• Written problem
Where the data below has the string "React", return the whole line.

• Data shown
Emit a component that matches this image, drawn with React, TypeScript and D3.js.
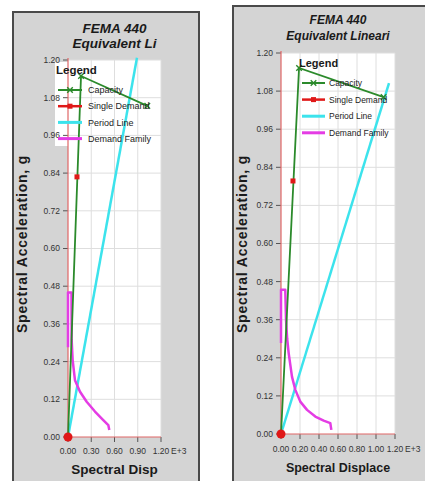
import React, { useEffect, useRef } from "react";
import * as d3 from "d3";

type Pt = [number, number];

// shared axis values
const yTicks = [0, 0.12, 0.24, 0.36, 0.48, 0.6, 0.72, 0.84, 0.96, 1.08, 1.2];
const xTicksLeft = [0, 0.3, 0.6, 0.9, 1.2];
const xTicksRight = [0, 0.2, 0.4, 0.6, 0.8, 1.0, 1.2];
const legendLabels = ["Capacity", "Single Demand", "Period Line", "Demand Family"];

// left chart data
const capacityLeft: Pt[] = [[0, 0], [0.168, 1.149], [1.023, 1.054]];
const singleDemandLeft: Pt[] = [[0.116, 0.828]];
const periodLineLeft: Pt[] = [[0, 0], [0.89, 1.207]];
const demandFamilyLeft: Pt[] = [
  [0, 0.286], [0, 0.46], [0.045, 0.46], [0.047, 0.309], [0.06, 0.245],
  [0.09, 0.181], [0.155, 0.144], [0.241, 0.112], [0.348, 0.081],
  [0.455, 0.054], [0.52, 0.038], [0.533, 0.022],
];

// right chart data
const capacityRight: Pt[] = [[0, 0], [0.19, 1.153], [1.08, 1.061]];
const singleDemandRight: Pt[] = [[0.126, 0.797]];
const periodLineRight: Pt[] = [[0, 0], [1.137, 1.105]];
const demandFamilyRight: Pt[] = [
  [0, 0.287], [0, 0.454], [0.045, 0.454], [0.053, 0.359], [0.065, 0.3],
  [0.081, 0.254], [0.116, 0.18], [0.151, 0.139], [0.203, 0.102],
  [0.274, 0.076], [0.361, 0.055], [0.449, 0.042], [0.519, 0.034], [0.53, 0.013],
];

const GREEN = "#2b8a2b";
const RED = "#e01818";
const CYAN = "#3ce3ec";
const MAGENTA = "#e43ce4";
const FONT = "Arial, 'Liberation Sans', sans-serif";

interface PanelCfg {
  frame: [number, number, number, number];
  left: number;
  right: number;
  top: number;
  bottom: number;
  xTicks: number[];
  titles: [string, string];
  titleSize: number;
  titleX: number;
  titleY: [number, number];
  xTitle: string;
  xTitleSize: number;
  xTitleY: number;
  xLabelY: number;
  yTitleX: number;
  legend: { x: number; y: number; size: number; lx0: number; lx1: number; tx: number; row0: number; gap: number; fs: number; bg?: [number, number, number, number] };
  capacity: Pt[];
  single: Pt[];
  period: Pt[];
  demand: Pt[];
}

const panels: PanelCfg[] = [
  {
    frame: [13, 12, 186, 480],
    left: 68, right: 161, top: 60, bottom: 437,
    xTicks: xTicksLeft,
    titles: ["FEMA 440", "Equivalent Li"],
    titleSize: 13.5, titleX: 114.5, titleY: [33, 48],
    xTitle: "Spectral Disp", xTitleSize: 13.5, xTitleY: 474, xLabelY: 454,
    yTitleX: 22,
    legend: { x: 56, y: 74, size: 11.5, lx0: 58, lx1: 82, tx: 88, row0: 90, gap: 16.2, fs: 9, bg: [55, 62, 106, 84] },
    capacity: capacityLeft, single: singleDemandLeft, period: periodLineLeft, demand: demandFamilyLeft,
  },
  {
    frame: [233, 6, 220, 490],
    left: 281, right: 395, top: 53, bottom: 434,
    xTicks: xTicksRight,
    titles: ["FEMA 440", "Equivalent Lineari"],
    titleSize: 12, titleX: 338, titleY: [24, 40],
    xTitle: "Spectral Displace", xTitleSize: 12.5, xTitleY: 472, xLabelY: 452,
    yTitleX: 242,
    legend: { x: 299, y: 67, size: 11, lx0: 302, lx1: 325, tx: 329, row0: 83, gap: 16.6, fs: 8.5 },
    capacity: capacityRight, single: singleDemandRight, period: periodLineRight, demand: demandFamilyRight,
  },
];

const drawPanel = (root: d3.Selection<SVGSVGElement, unknown, null, undefined>, p: PanelCfg) => {
  const g = root.append("g");
  const [fx, fy, fw, fh] = p.frame;

  g.append("rect")
    .attr("x", fx).attr("y", fy).attr("width", fw).attr("height", fh)
    .attr("fill", "#d4d4d4").attr("stroke", "#4a4a4a").attr("stroke-width", 2);

  const x = d3.scaleLinear().domain([0, 1.2]).range([p.left, p.right]);
  const y = d3.scaleLinear().domain([0, 1.2]).range([p.bottom, p.top]);

  if (p.legend.bg) {
    const [bx, by, bw, bh] = p.legend.bg;
    g.append("rect").attr("x", bx).attr("y", by).attr("width", bw).attr("height", bh).attr("fill", "#fff");
  }

  g.append("rect")
    .attr("x", p.left).attr("y", p.top)
    .attr("width", p.right - p.left).attr("height", p.bottom - p.top)
    .attr("fill", "#fff");

  // grid
  g.selectAll(".vg").data(p.xTicks.slice(1)).join("line")
    .attr("x1", (d) => x(d)).attr("x2", (d) => x(d))
    .attr("y1", p.top).attr("y2", p.bottom)
    .attr("stroke", "#dedede").attr("stroke-width", 1);
  g.selectAll(".hg").data(yTicks.slice(1)).join("line")
    .attr("x1", p.left).attr("x2", p.right)
    .attr("y1", (d) => y(d)).attr("y2", (d) => y(d))
    .attr("stroke", "#dedede").attr("stroke-width", 1);

  // y ticks + labels
  g.selectAll(".yt").data(yTicks).join("line")
    .attr("x1", p.left - 5).attr("x2", p.left)
    .attr("y1", (d) => y(d)).attr("y2", (d) => y(d))
    .attr("stroke", "#555");
  g.selectAll(".yl").data(yTicks).join("text")
    .attr("x", p.left - 8).attr("y", (d) => y(d))
    .attr("dy", "0.35em").attr("text-anchor", "end")
    .attr("font-family", FONT).attr("font-size", 8.5).attr("fill", "#333")
    .text((d) => d3.format(".2f")(d));

  // x ticks + labels
  g.selectAll(".xt").data(p.xTicks).join("line")
    .attr("x1", (d) => x(d)).attr("x2", (d) => x(d))
    .attr("y1", p.bottom).attr("y2", p.bottom + 5)
    .attr("stroke", "#555");
  g.selectAll(".xl").data(p.xTicks).join("text")
    .attr("x", (d) => x(d)).attr("y", p.xLabelY)
    .attr("text-anchor", "middle")
    .attr("font-family", FONT).attr("font-size", 8.5).attr("fill", "#333")
    .text((d) => d3.format(".2f")(d));
  g.append("text")
    .attr("x", x(1.2) + 10).attr("y", p.xLabelY)
    .attr("font-family", FONT).attr("font-size", 8.5).attr("fill", "#333")
    .text("E+3");

  // axis lines
  g.append("line").attr("x1", p.left).attr("x2", p.left).attr("y1", p.top - 2).attr("y2", p.bottom)
    .attr("stroke", "#e06666").attr("stroke-width", 1.2);
  g.append("line").attr("x1", p.left).attr("x2", p.right).attr("y1", p.bottom).attr("y2", p.bottom)
    .attr("stroke", "#e06666").attr("stroke-width", 1.2);

  // titles
  p.titles.forEach((t, i) => {
    g.append("text")
      .attr("x", p.titleX).attr("y", p.titleY[i])
      .attr("text-anchor", "middle")
      .attr("font-family", FONT).attr("font-size", p.titleSize)
      .attr("font-weight", "bold").attr("font-style", "italic").attr("fill", "#1a1a1a")
      .text(t);
  });
  g.append("text")
    .attr("x", (p.left + p.right) / 2).attr("y", p.xTitleY)
    .attr("text-anchor", "middle")
    .attr("font-family", FONT).attr("font-size", p.xTitleSize)
    .attr("font-weight", "bold").attr("fill", "#1a1a1a")
    .text(p.xTitle);
  g.append("text")
    .attr("transform", `translate(${p.yTitleX},244) rotate(-90)`)
    .attr("text-anchor", "middle").attr("dy", "0.35em")
    .attr("font-family", FONT).attr("font-size", 14)
    .attr("letter-spacing", 0.8)
    .attr("font-weight", "bold").attr("fill", "#1a1a1a")
    .text("Spectral Acceleration, g");

  const line = d3.line<Pt>().x((d) => x(d[0])).y((d) => y(d[1]));

  g.append("path").attr("d", line(p.period))
    .attr("fill", "none").attr("stroke", CYAN).attr("stroke-width", 2.5);
  g.append("path").attr("d", line(p.demand))
    .attr("fill", "none").attr("stroke", MAGENTA).attr("stroke-width", 2.5)
    .attr("stroke-linejoin", "round");
  g.append("path").attr("d", line(p.capacity))
    .attr("fill", "none").attr("stroke", GREEN).attr("stroke-width", 1.8);

  const cross = d3.symbol().type(d3.symbolX).size(22);
  g.selectAll(".cx").data(p.capacity.slice(1)).join("path")
    .attr("d", cross)
    .attr("transform", (d) => `translate(${x(d[0])},${y(d[1])})`)
    .attr("fill", "none").attr("stroke", GREEN).attr("stroke-width", 1.4);

  g.selectAll(".sd").data(p.single).join("rect")
    .attr("x", (d) => x(d[0]) - 2.5).attr("y", (d) => y(d[1]) - 2.5)
    .attr("width", 5).attr("height", 5).attr("fill", RED);

  g.append("circle").attr("cx", x(0)).attr("cy", y(0)).attr("r", 4.5).attr("fill", RED);

  // legend
  const L = p.legend;
  g.append("text")
    .attr("x", L.x).attr("y", L.y)
    .attr("font-family", FONT).attr("font-size", L.size)
    .attr("font-weight", "bold").attr("fill", "#1a1a1a")
    .text("Legend");
  const colors = [GREEN, RED, CYAN, MAGENTA];
  const widths = [2, 2.5, 3, 3];
  legendLabels.forEach((lab, i) => {
    const ly = L.row0 + i * L.gap;
    g.append("line")
      .attr("x1", L.lx0).attr("x2", L.lx1).attr("y1", ly).attr("y2", ly)
      .attr("stroke", colors[i]).attr("stroke-width", widths[i]);
    const mx = (L.lx0 + L.lx1) / 2;
    if (i === 0) {
      g.append("path").attr("d", cross)
        .attr("transform", `translate(${mx},${ly})`)
        .attr("fill", "none").attr("stroke", GREEN).attr("stroke-width", 1.4);
    }
    if (i === 1) {
      g.append("rect").attr("x", mx - 2.5).attr("y", ly - 2.5)
        .attr("width", 5).attr("height", 5).attr("fill", RED);
    }
    g.append("text")
      .attr("x", L.tx).attr("y", ly).attr("dy", "0.35em")
      .attr("font-family", FONT).attr("font-size", L.fs).attr("fill", "#222")
      .text(lab);
  });
};

const App: React.FC = () => {
  const svgRef = useRef<SVGSVGElement | null>(null);

  useEffect(() => {
    if (!svgRef.current) return;
    const svg = d3.select(svgRef.current);
    svg.selectAll("*").remove();
    svg.append("rect").attr("width", 425).attr("height", 481).attr("fill", "#fff");
    panels.forEach((p) => drawPanel(svg, p));
  }, []);

  return (
    <svg
      ref={svgRef}
      width={425}
      height={481}
      style={{ position: "absolute", left: 0, top: 0, display: "block" }}
    ></svg>
  );
};

export default App;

• Output below
Emit a component that matches this image, drawn with React, TypeScript and D3.js.
import React, { useEffect, useRef } from "react";
const App: React.FC = () => {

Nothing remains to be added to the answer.